Engineers later determined that the bridge section, erected over the water from the Hartford side, fell as a result of movement in the falsework, the temporary steel and wood structure used to support the bridge girders until enough had been erected to reach the next pier. The temporary support structure moved as a result of a shift in the unstable varved clay under the river. Despite the disaster, the bridge's builder, the American Bridge Company, ordered new steel the same day the bridge fell, and it was completed on time.

The four-lane Charter Oak Bridge and approach highways opened to traffic on September 5, 1942. Tolls were collected in both directions at a plaza in East Hartford. When the 3016 ft bridge opened, it was the longest continuous plate girder bridge in the country.

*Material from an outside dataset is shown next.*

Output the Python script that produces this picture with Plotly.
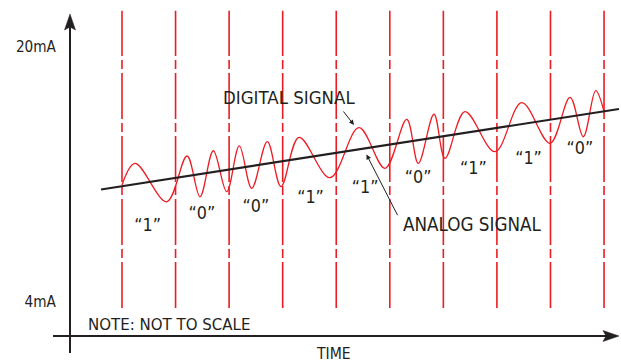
import plotly.graph_objects as go

W, H = 621, 364

# ---------------- data (time in bit periods, current in mA) ----------------
bits = ["1", "0", "0", "1", "1", "0", "1", "1", "0"]
bit_edges = [0, 1, 2, 3, 4, 5, 6, 7, 8, 9]
bit_label_t = [0.48, 1.49, 2.50, 3.52, 4.54, 5.53, 6.56, 7.59, 8.55]
bit_label_ma = [8.73, 9.46, 9.92, 10.51, 11.13, 11.76, 12.28, 12.91, 13.54]

analog_t = [-0.392, 9.279]
analog_ma = [11.06, 16.11]

# extrema of the FSK (digital) waveform
wave_t = [0.000, 0.243, 0.835, 1.214, 1.456, 1.705, 1.955, 2.190, 2.422,
          2.713, 2.969, 3.305, 3.884, 4.425, 4.910, 5.316, 5.532, 5.825,
          6.031, 6.404, 6.964, 7.463, 7.991, 8.365, 8.613, 8.844, 9.000]
wave_ma = [11.34, 12.70, 10.29, 13.16, 10.61, 13.49, 10.92, 13.79, 11.13,
           14.06, 11.24, 14.33, 11.80, 14.94, 12.39, 15.46, 12.70, 15.78,
           13.02, 15.94, 13.43, 16.51, 13.96, 16.84, 14.37, 17.26, 15.94]

y_tick_vals = [4, 20]
y_tick_text = ["4mA", "20mA"]

# ---------------- style ----------------
RED = "#ED1C24"
INK = "#231F20"
FONT = "DejaVu Sans Condensed, DejaVu Sans, sans-serif"


def px(x):
    return x / W


def py(y):
    return 1 - y / H


fig = go.Figure()

fig.add_trace(go.Scatter(
    x=wave_t, y=wave_ma, mode="lines",
    line=dict(color=RED, width=1.3, shape="spline", smoothing=1.0),
    hoverinfo="skip", showlegend=False))

fig.add_trace(go.Scatter(
    x=analog_t, y=analog_ma, mode="lines",
    line=dict(color=INK, width=2.2),
    hoverinfo="skip", showlegend=False))

fig.add_trace(go.Scatter(
    x=bit_label_t, y=bit_label_ma, mode="text",
    text=[f"\u201c{b}\u201d" for b in bits],
    textfont=dict(family=FONT, size=17.8, color=INK),
    hoverinfo="skip", showlegend=False))

shapes = []
for t in bit_edges:
    shapes.append(dict(type="line", xref="x", yref="paper",
                       x0=t, x1=t, y0=py(308), y1=py(10.7), layer="below",
                       line=dict(color=RED, width=1.6, dash="46px,4px,9px,4px")))

# axes with arrowheads
shapes.append(dict(type="line", xref="paper", yref="paper",
                   x0=px(70), x1=px(70), y0=py(353), y1=py(26),
                   line=dict(color=INK, width=2)))
shapes.append(dict(type="path", xref="paper", yref="paper",
                   path=f"M {px(70)},{py(14)} L {px(64.5)},{py(30)} L {px(70)},{py(27)} "
                        f"L {px(75.5)},{py(30)} Z",
                   fillcolor=INK, line=dict(color=INK, width=0.5)))
shapes.append(dict(type="line", xref="paper", yref="paper",
                   x0=px(53), x1=px(607), y0=py(336), y1=py(336),
                   line=dict(color=INK, width=2)))
shapes.append(dict(type="path", xref="paper", yref="paper",
                   path=f"M {px(619)},{py(336)} L {px(603)},{py(330.5)} L {px(606)},{py(336)} "
                        f"L {px(603)},{py(341.5)} Z",
                   fillcolor=INK, line=dict(color=INK, width=0.5)))


def label(text, cx, cy, size):
    return dict(text=text, x=px(cx), y=py(cy), xref="paper", yref="paper",
                xanchor="center", yanchor="middle", showarrow=False,
                font=dict(family=FONT, size=size, color=INK))


annotations = [
    label("DIGITAL SIGNAL", 289, 97.5, 18.5),
    label("ANALOG SIGNAL", 472, 224, 18.7),
    label("NOTE: NOT TO SCALE", 168.5, 323.5, 16.7),
    label("TIME", 333, 353.5, 15.6),
    # pointer arrows
    dict(text="", x=px(354), y=py(125), xref="paper", yref="paper",
         ax=-11.7, ay=-15, axref="pixel", ayref="pixel",
         showarrow=True, arrowhead=2, arrowsize=1, arrowwidth=1, arrowcolor=INK),
    dict(text="", x=px(366.5), y=py(154.5), xref="paper", yref="paper",
         ax=31.8, ay=62.2, axref="pixel", ayref="pixel",
         showarrow=True, arrowhead=2, arrowsize=1, arrowwidth=1, arrowcolor=INK),
]

fig.update_layout(
    template="none",
    width=W, height=H,
    margin=dict(l=0, r=0, t=0, b=0),
    paper_bgcolor="white", plot_bgcolor="white",
    showlegend=False,
    shapes=shapes,
    annotations=annotations,
    xaxis=dict(range=[-2.2778, 9.3166], visible=False, fixedrange=True),
    yaxis=dict(range=[0.110, 22.949], visible=True, showline=False, showgrid=False,
               zeroline=False, tickvals=y_tick_vals, ticktext=y_tick_text,
               ticks="outside", ticklen=11, tickcolor="rgba(0,0,0,0)",
               tickfont=dict(family=FONT, size=15.2, color=INK),
               anchor="free", position=px(70), automargin=False, fixedrange=True),
)

fig.write_html("out.html", config={"displayModeBar": False},
               post_script="document.body.style.margin='0';document.body.style.padding='0';")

In 1948, the designation of state Route 15 was changed, to include a continuous planned expressway, complete in many places, from Greenwich to Union. This included the Merritt Parkway, the Berlin Turnpike, and the Charter Oak Bridge, forming at the time Connecticut's most advanced, prominent highway. The bridge carries US 5 to this day along with Route 15, but also carried U.S. Route 6 from 1943 to 1970.

=== A New Bridge ===
As traffic increased and the planned beltways (I-291 and I-491) were reduced in scope or cancelled entirely, the state paid particular attention to the overworked I-84/I-91 interchange and surrounding highways. What eventually came out of this was added responsibility for the Charter Oak Bridge; it would take over the connections previously served by the Founders Bridge and two tight ramps to I-91. At the same time, the Charter Oak was showing its age, both in materials and roadway design.

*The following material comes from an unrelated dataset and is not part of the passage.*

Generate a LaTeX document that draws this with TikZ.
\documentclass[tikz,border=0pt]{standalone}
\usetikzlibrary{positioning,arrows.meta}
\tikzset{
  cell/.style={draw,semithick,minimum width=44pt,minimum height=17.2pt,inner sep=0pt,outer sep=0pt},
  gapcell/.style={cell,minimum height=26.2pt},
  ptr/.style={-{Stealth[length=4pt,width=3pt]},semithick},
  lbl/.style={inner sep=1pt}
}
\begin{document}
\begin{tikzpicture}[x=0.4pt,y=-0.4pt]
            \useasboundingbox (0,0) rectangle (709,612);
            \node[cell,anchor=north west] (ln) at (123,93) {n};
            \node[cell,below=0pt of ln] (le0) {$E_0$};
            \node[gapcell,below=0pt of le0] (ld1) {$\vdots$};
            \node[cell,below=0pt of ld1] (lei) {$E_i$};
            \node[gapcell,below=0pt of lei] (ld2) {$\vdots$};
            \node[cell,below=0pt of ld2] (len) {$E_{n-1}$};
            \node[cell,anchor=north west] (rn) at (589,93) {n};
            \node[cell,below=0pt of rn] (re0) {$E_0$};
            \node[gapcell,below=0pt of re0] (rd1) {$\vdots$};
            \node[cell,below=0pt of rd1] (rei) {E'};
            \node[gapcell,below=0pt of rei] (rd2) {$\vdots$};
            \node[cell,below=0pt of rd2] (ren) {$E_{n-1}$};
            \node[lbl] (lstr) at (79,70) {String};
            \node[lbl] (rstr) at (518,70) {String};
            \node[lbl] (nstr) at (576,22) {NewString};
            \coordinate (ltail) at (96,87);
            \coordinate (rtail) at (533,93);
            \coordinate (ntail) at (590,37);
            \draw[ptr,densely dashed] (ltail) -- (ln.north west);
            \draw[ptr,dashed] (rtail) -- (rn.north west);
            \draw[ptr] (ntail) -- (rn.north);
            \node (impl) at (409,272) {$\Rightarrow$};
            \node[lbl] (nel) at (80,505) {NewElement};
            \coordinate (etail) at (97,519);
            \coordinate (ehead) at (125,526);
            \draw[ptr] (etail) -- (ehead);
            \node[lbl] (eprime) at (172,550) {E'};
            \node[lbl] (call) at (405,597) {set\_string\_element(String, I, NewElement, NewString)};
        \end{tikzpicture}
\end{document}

After considering alternatives such as widening or adding a parallel span, the state decided to build a new bridge immediately to the south, and dismantle the old one. Work began in 1988 and the new bridge, free of tolls, opened to traffic on August 8, 1991, at a cost of $204 million. The original bridge was demolished after the new span was opened. The Charter Oak Landing park was created on the footprint of the original bridge along the west bank of the Connecticut River. One of the original bridge piers was preserved as a gateway into Charter Oak Landing.

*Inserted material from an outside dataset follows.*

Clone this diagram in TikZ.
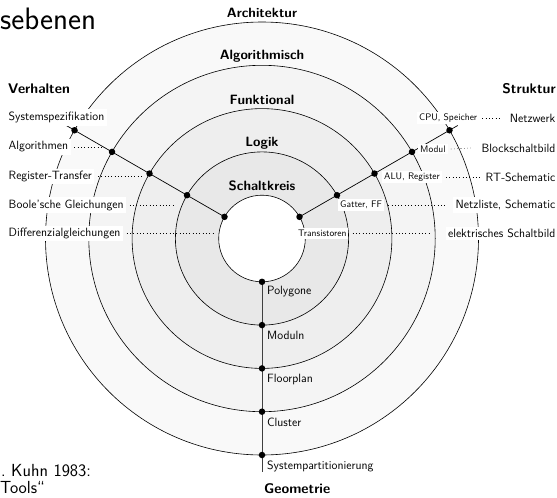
\documentclass[tikz,border=0pt]{standalone}
\usetikzlibrary{calc}
\definecolor{ringA}{gray}{0.975}
\definecolor{ringB}{gray}{0.955}
\definecolor{ringC}{gray}{0.935}
\definecolor{ringD}{gray}{0.91}
\begin{document}
\begin{tikzpicture}[x=1pt,y=-1pt,
  font=\sffamily,
  ring/.style={draw=black, line width=0.6pt},
  axisline/.style={line width=0.7pt},
  pt/.style={circle, fill=black, inner sep=0pt, minimum size=6.5pt},
  lvl/.style={font=\sffamily\bfseries\fontsize{13.5}{15}\selectfont, inner sep=0pt},
  head/.style={font=\sffamily\bfseries\fontsize{14}{16}\selectfont, inner sep=0pt},
  lab/.style={fill=white, inner sep=2.5pt, font=\sffamily\fontsize{12}{14}\selectfont},
  sml/.style={fill=white, inner sep=2pt, font=\sffamily\fontsize{9.5}{11}\selectfont},
  geo/.style={inner sep=1pt, font=\sffamily\fontsize{12}{14}\selectfont},
  lead/.style={line width=0.6pt, dash pattern=on 0.6pt off 2.7pt},
]
\useasboundingbox (0,0) rectangle (557,498);
\coordinate (C) at (262,238.5);
% ring fills
\fill[ringA] (C) circle[radius=216.5pt];
\fill[ringB] (C) circle[radius=173.2pt];
\fill[ringC] (C) circle[radius=129.9pt];
\fill[ringD] (C) circle[radius=86.6pt];
\fill[white] (C) circle[radius=43.3pt];
\foreach \r in {43.3pt,86.6pt,129.9pt,173.2pt,216.5pt}
  \draw[ring] (C) circle[radius=\r];
% axis points
\foreach \i/\r in {0/43.3pt,1/86.6pt,2/129.9pt,3/173.2pt,4/216.5pt} {
  \coordinate (V\i) at ($(C)+(150:\r)$);
  \coordinate (S\i) at ($(C)+(30:\r)$);
  \coordinate (G\i) at ($(C)+(270:\r)$);
}
\coordinate (Vend) at ($(C)+(150:226pt)$);
\coordinate (Send) at ($(C)+(30:226pt)$);
\coordinate (Gend) at ($(C)+(270:233.5pt)$);
\draw[axisline] (V0) -- (Vend);
\draw[axisline] (S0) -- (Send);
\draw[axisline, draw=black!75] (G0) -- (Gend);
\foreach \a in {V,S,G}
  \foreach \i in {0,...,4}
    \node[pt] (d\a\i) at (\a\i) {};
% level names
\node[lvl] (arch) at (262,13) {Architektur};
\node[lvl] (algm) at (262,56) {Algorithmisch};
\node[lvl] (funk) at (262,99.5) {Funktional};
\node[lvl] (logk) at (262,143) {Logik};
\node[lvl] (schk) at (262,186) {Schaltkreis};
% headings
\node[head, anchor=west] (verh) at (8,89) {Verhalten};
\node[head, anchor=east] (strk) at (556,89) {Struktur};
\node[head, anchor=west] (geom) at (264,488.5) {Geometrie};
% left labels
\node[lab, anchor=west] (lsys) at (6,117.5) {Systemspezifikation};
\node[lab, anchor=west] (lalg) at (6,147) {Algorithmen};
\node[lab, anchor=west] (lreg) at (6,176.5) {Register-Transfer};
\node[lab, anchor=west] (lboo) at (6,205) {Boole'sche Gleichungen};
\node[lab, anchor=west] (ldif) at (6,233.5) {Differenzialgleichungen};
\coordinate (ealg) at (101,147);
\coordinate (ereg) at (144,176.5);
\coordinate (eboo) at (176,205);
\coordinate (edif) at (214,233.5);
\draw[lead] ([xshift=3.5pt]lalg.east) -- (ealg);
\draw[lead] ([xshift=3.5pt]lreg.east) -- (ereg);
\draw[lead] ([xshift=3.5pt]lboo.east) -- (eboo);
\draw[lead] ([xshift=3.5pt]ldif.east) -- (edif);
% right labels
\node[lab, anchor=east] (rnet) at (558,118) {Netzwerk};
\node[lab, anchor=east] (rblk) at (558,148) {Blockschaltbild};
\node[lab, anchor=east] (rrts) at (558,177) {RT-Schematic};
\node[lab, anchor=east] (rnzl) at (558,205) {Netzliste, Schematic};
\node[lab, anchor=east] (relk) at (558,233.5) {elektrisches Schaltbild};
\node[sml, anchor=west] (scpu) at (417,118) {CPU, Speicher};
\node[sml, anchor=west] (smod) at (418,149) {Modul};
\node[sml, anchor=west] (salu) at (382,177) {ALU, Register};
\node[sml, anchor=west] (sgat) at (338,205) {Gatter, FF};
\node[sml, anchor=west] (stra) at (296,233.5) {Transistoren};
\draw[lead] ([xshift=3pt]scpu.east) -- ([xshift=-7pt]rnet.west);
\draw[lead] ([xshift=3pt]smod.east) -- ([xshift=-8pt]rblk.west);
\draw[lead] ([xshift=4pt]salu.east) -- ([xshift=-3pt]rrts.west);
\draw[lead] ([xshift=4pt]sgat.east) -- ([xshift=-8pt]rnzl.west);
\draw[lead] ([xshift=4pt]stra.east) -- ([xshift=-14pt]relk.west);
% geometry labels
\node[geo, anchor=west] (gpol) at (266,292) {Polygone};
\node[geo, anchor=west] (gmod) at (266,335) {Moduln};
\node[geo, anchor=west] (gflo) at (266,379) {Floorplan};
\node[geo, anchor=west] (gclu) at (266,422.5) {Cluster};
\node[geo, anchor=west] (gsys) at (266,466.5) {Systempartitionierung};
% slide fragments
\node[anchor=base west, inner sep=0pt, font=\sffamily\fontsize{31}{34}\selectfont] (title) at (0,29) {sebenen};
\node[anchor=base west, inner sep=0pt, font=\sffamily\fontsize{17.5}{20}\selectfont] (ref1) at (1,476) {.\ Kuhn 1983:};
\node[anchor=base west, inner sep=0pt, font=\sffamily\fontsize{17.5}{20}\selectfont] (ref2) at (0,493) {Tools``};
\end{tikzpicture}
\end{document}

The new 3400 ft plate-girder bridge has several spans measuring 215 ft in length, and has a vertical clearance of 69 ft above the Connecticut River. It includes six lanes, two shoulders and a protected pedestrian walkway on its north side.

=== Approach Improvement Project ===
On June 9, 2015, Governor Dannel Malloy announced a five-year, $200 million construction project to rebuild the interchange between US-5/CT-15 and I-91 at the west end of the bridge. Although the interchange was rebuilt during the late 1980s and early 1990s along with the Charter Oak Bridge and the US-5/CT-15 portions of the Wilbur Cross Highway, traffic along the section has increased significantly since the reconstruction and the removal of the two connector ramps between I-91 and the Founders Bridge (CT-2), which is located further north, closer to Downtown Hartford. The Charter Oak Bridge took over these connections following its replacement in 1991, and became the main southeast bypass of Hartford for traffic traveling on I-91 and I-84. The project includes the replacement of the single-lane on-ramp from I-91 Northbound to CT-15 Northbound (Exit 29) with a double-lane ramp and the separation of the I-91 and CT-15 carriageways, which currently weave with each other for one mile approaching the interchange. These upgrades will improve connections between I-91 and I-84 The Charter Oak Bridge itself is not being replaced as part of the I-91/US-5/CT-15 interchange project. However, it is being rehabilitated to extend its service life, to include a new median barrier, repair and resurfacing of the bridge deck, and some widening of the bridge on the western end to accommodate the new ramps to and from I-91.